A grumpy old man rant.
Do not run in the corridor! A serious school rule. I once trotted round a corner and ran into the ample belly of the Latin master, Percy Cushion (aka Persecution) and he smacked me hard round the head. We also had to walk on the left, which was important as we were constantly changing classrooms in breaks. It was extended in those assembly homilies from the headmaster that you do not run in any public indoor space, nor in crowded outdoor locations. It went in one ear and would have gone out of the other ear had it not been red and swollen as a result of Mr Cushion’s vicious attack.
Many decades later, the rule we sneered at suddenly makes sense. Just yesterday in Tesco, I was walking and talking to Karen, about a foot apart, and a man pushed through between us at a trot, shouldering both of us. I said, ‘Excuse me!’ very loudly. He turned, ‘What?’
I said, ‘It’s a supermarket. It’s full of old people and young children. It is rude to walk that fast.’

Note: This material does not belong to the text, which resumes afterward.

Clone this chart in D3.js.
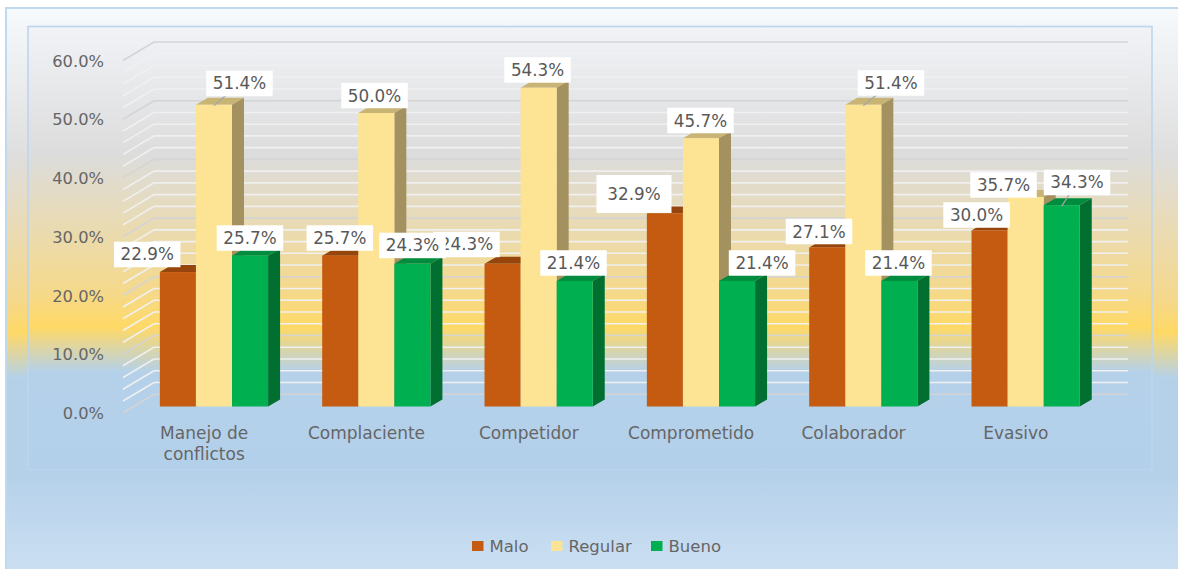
<!DOCTYPE html>
<html>
<head>
<meta charset="utf-8">
<script src="https://cdnjs.cloudflare.com/ajax/libs/d3/7.8.5/d3.min.js"></script>
<style>
html, body { margin: 0; padding: 0; background: #fff; }
svg { display: block; }
text { font-family: "DejaVu Sans", sans-serif; fill: #595959; }
</style>
</head>
<body>
<svg id="chart" width="1178" height="569"></svg>
<script>
const categories = ["Manejo de conflictos", "Complaciente", "Competidor", "Comprometido", "Colaborador", "Evasivo"];
const seriesNames = ["Malo", "Regular", "Bueno"];
const malo = [22.9, 25.7, 24.3, 32.9, 27.1, 30.0];
const regular = [51.4, 50.0, 54.3, 45.7, 51.4, 35.7];
const bueno = [25.7, 24.3, 21.4, 21.4, 21.4, 34.3];
const yTicks = [0, 10, 20, 30, 40, 50, 60];
const yGrid = d3.range(0, 61, 2);

// labels were dragged by hand in the original, offset from the top of the bar
const maloLabelShift = [[-30.7, -17.6], [-0.4, -17.6], [-36.1, -19.4], [-30.9, -19.4], [-8.2, -15.9], [-13, -15.4]];
const regularLabelShift = [[25.5, -21.3], [-1.8, -17.5], [-1.1, -17.8], [-0.5, -17.7], [27.7, -21.8], [-22.1, -12]];
const buenoLabelShift = [[-0.1, -17.6], [0.1, -18.4], [-1.2, -17.9], [25, -17.9], [-0.9, -17.9], [15.3, -22.7]];
// series index, category index of the labels that have a leader line
const leaderLines = [[1, 0], [1, 4], [2, 5]];

const faces = {
  Malo: { front: "#c55a11", top: "#96460c", side: "#96460c" },
  Regular: { front: "#fde494", top: "#c8b474", side: "#a39160" },
  Bueno: { front: "#00b050", top: "#008c3e", side: "#006f30" }
};

const svg = d3.select("#chart");
const defs = svg.append("defs");

function vGrad(id, stops) {
  const g = defs.append("linearGradient").attr("id", id)
    .attr("x1", 0).attr("y1", 0).attr("x2", 0).attr("y2", 1);
  stops.forEach(s => g.append("stop").attr("offset", s[0]).attr("stop-color", s[1]));
}

// outer panel, y runs from 8 to 569
vGrad("outerBg", [[0, "#f6fafd"], [0.26, "#dedede"], [0.51, "#f4d88c"], [0.569, "#ffd966"], [0.649, "#b5d1ea"], [0.82, "#b5d1ea"], [1, "#cde0f3"]]);
// inner panel, y runs from 26 to 470
vGrad("innerBg", [[0, "#f1f3f7"], [0.29, "#dcdcdc"], [0.6, "#f5d98b"], [0.678, "#ffd966"], [0.78, "#b5d1ea"], [1, "#b3d0ea"]]);
// border fades out towards the bottom
vGrad("innerBorder", [[0, "#bcd6ed"], [0.8, "#bcd6ed"], [1, "#b9d4ec"]]);

svg.append("rect").attr("x", 6).attr("y", 8).attr("width", 1180).attr("height", 570)
  .attr("fill", "url(#outerBg)").attr("stroke", "#bfd9ef").attr("stroke-width", 2);
svg.append("rect").attr("x", 28).attr("y", 26.5).attr("width", 1124).attr("height", 443)
  .attr("fill", "url(#innerBg)").attr("stroke", "url(#innerBorder)").attr("stroke-width", 1.6);

const depthX = 31, depthY = 18.5;
const y = d3.scaleLinear().domain([0, 60]).range([412.7, 60.5]);
const x = d3.scaleBand().domain(categories).range([123, 1097]).paddingInner(1 / 3).paddingOuter(1 / 6);
const xBar = d3.scaleBand().domain(seriesNames).range([0, x.bandwidth()]);

// walls
const grid = svg.append("g");
yGrid.forEach(v => {
  const major = v % 10 === 0;
  const c = major ? "#d4d4d4" : "#f0f0f0";
  grid.append("path")
    .attr("d", `M${x.range()[0]},${y(v)}L${x.range()[0] + depthX},${y(v) - depthY}L${x.range()[1] + depthX},${y(v) - depthY}`)
    .attr("fill", "none").attr("stroke", c).attr("stroke-width", 1.6);
});

const yAxis = d3.axisLeft(y).tickValues(yTicks).tickFormat(d => d.toFixed(1) + "%").tickSize(0);
const gy = svg.append("g").attr("transform", "translate(107,0.5)").call(yAxis);
gy.select(".domain").remove();
gy.selectAll("text").attr("font-size", 16.3).style("fill", "#666");

const barDx = 9.8, barDy = -6.2, barDepthX = 12, barDepthY = 7;
const seriesValues = [malo, regular, bueno];

const bars = svg.append("g");
categories.forEach((cat, i) => {
  seriesNames.forEach((name, s) => {
    const left = x(cat) + xBar(name) + barDx;
    const right = left + xBar.bandwidth();
    const top = y(seriesValues[s][i]) + barDy;
    const bottom = y(0) + barDy;
    const f = faces[name];
    const bar = bars.append("g");
    bar.append("path").attr("fill", f.top)
      .attr("d", `M${left},${top}L${left + barDepthX},${top - barDepthY}L${right + barDepthX},${top - barDepthY}L${right},${top}Z`);
    bar.append("path").attr("fill", f.side)
      .attr("d", `M${right},${top}L${right + barDepthX},${top - barDepthY}L${right + barDepthX},${bottom - barDepthY}L${right},${bottom}Z`);
    bar.append("rect").attr("fill", f.front)
      .attr("x", left).attr("y", top).attr("width", xBar.bandwidth()).attr("height", bottom - top);
  });
});

// category labels
const catLabels = svg.append("g").attr("font-size", 17);
categories.forEach(cat => {
  const cx = x(cat) + x.bandwidth() / 2;
  const t = catLabels.append("text").attr("text-anchor", "middle").style("fill", "#666");
  const lines = cat === "Manejo de conflictos" ? ["Manejo de", "conflictos"] : [cat];
  lines.forEach((l, k) => t.append("tspan").attr("x", cx).attr("y", 439 + k * 20.5).text(l));
});

// data labels, series by series so later boxes sit over earlier ones
const labelShifts = [maloLabelShift, regularLabelShift, buenoLabelShift];
const labelPos = (s, i) => [
  x(categories[i]) + xBar(seriesNames[s]) + xBar.bandwidth() / 2 + barDx + labelShifts[s][i][0],
  y(seriesValues[s][i]) + barDy + labelShifts[s][i][1]
];
const labels = svg.append("g");
leaderLines.forEach(([s, i]) => {
  const [cx, cy] = labelPos(s, i);
  labels.append("line")
    .attr("x1", x(categories[i]) + xBar(seriesNames[s]) + xBar.bandwidth() / 2 + barDx)
    .attr("y1", y(seriesValues[s][i]) + barDy + 1)
    .attr("x2", cx).attr("y2", cy)
    .attr("stroke", "#a6a6a6").attr("stroke-width", 1.2);
});
seriesNames.forEach((name, s) => {
  categories.forEach((cat, i) => {
    const v = seriesValues[s][i];
    const [cx, cy] = labelPos(s, i);
    // the 32.9% box is the only one resized in the original
    const big = s === 0 && i === 3;
    const boxW = big ? 75 : 66.5, boxH = big ? 38 : 25.5;
    labels.append("rect").attr("x", cx - boxW / 2).attr("y", cy - boxH / 2)
      .attr("width", boxW).attr("height", boxH).attr("fill", "#fff");
    labels.append("text").attr("x", cx).attr("y", cy + 6).attr("text-anchor", "middle")
      .attr("font-size", 16.8).text(v.toFixed(1) + "%");
  });
});

// legend
const legendX = d3.scaleOrdinal().domain(seriesNames).range([472, 551, 651]);
const legend = svg.append("g");
seriesNames.forEach(name => {
  legend.append("rect").attr("x", legendX(name)).attr("y", 541).attr("width", 11.5).attr("height", 10)
    .attr("fill", faces[name].front);
  legend.append("text").attr("x", legendX(name) + 17.5).attr("y", 551.5).attr("font-size", 16.5).style("fill", "#666").text(name);
});
</script>
</body>
</html>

The reply was in Advanced RP, and extremely ageist to a degree that if it had been racist he would have deserved arrest. He wore the pressed khaki shorts and khaki shirt and had the accent of the highly entitled. As he then sped off at a semi-run, I had to resist the temptation to shout, ‘Stop! Thief!’ and create an embarrassing situation for him (He was running so fast carrying stuff that I thought he was a shoplifter or bag snatcher …).
I see it a lot, people walking at top speed, trotting, almost running, in supermarkets. People let their kids do it. My mum wouldn’t have let me. Worse is when they have the trolley as a chariot in front of them. That was a woman this morning in Waitrose which reminded me of the previous day.
Walking at no more than normal speed in a crowded place is a sensible courtesy. An especially annoying one is on the South Bank in London, packed with people, and joggers push through, flicking their sweat to both sides. They could jog comfortably one road back, or at quiet times, so why do it at 5 pm on Saturday afternoons?
In Waitrose, I could add mobility scooters ridden flat out by very elderly or disabled people. They should be restricted to 8 mph, but turning a supermarket corner sharply at 8 mph could cause serious injury to a small child in the next aisle.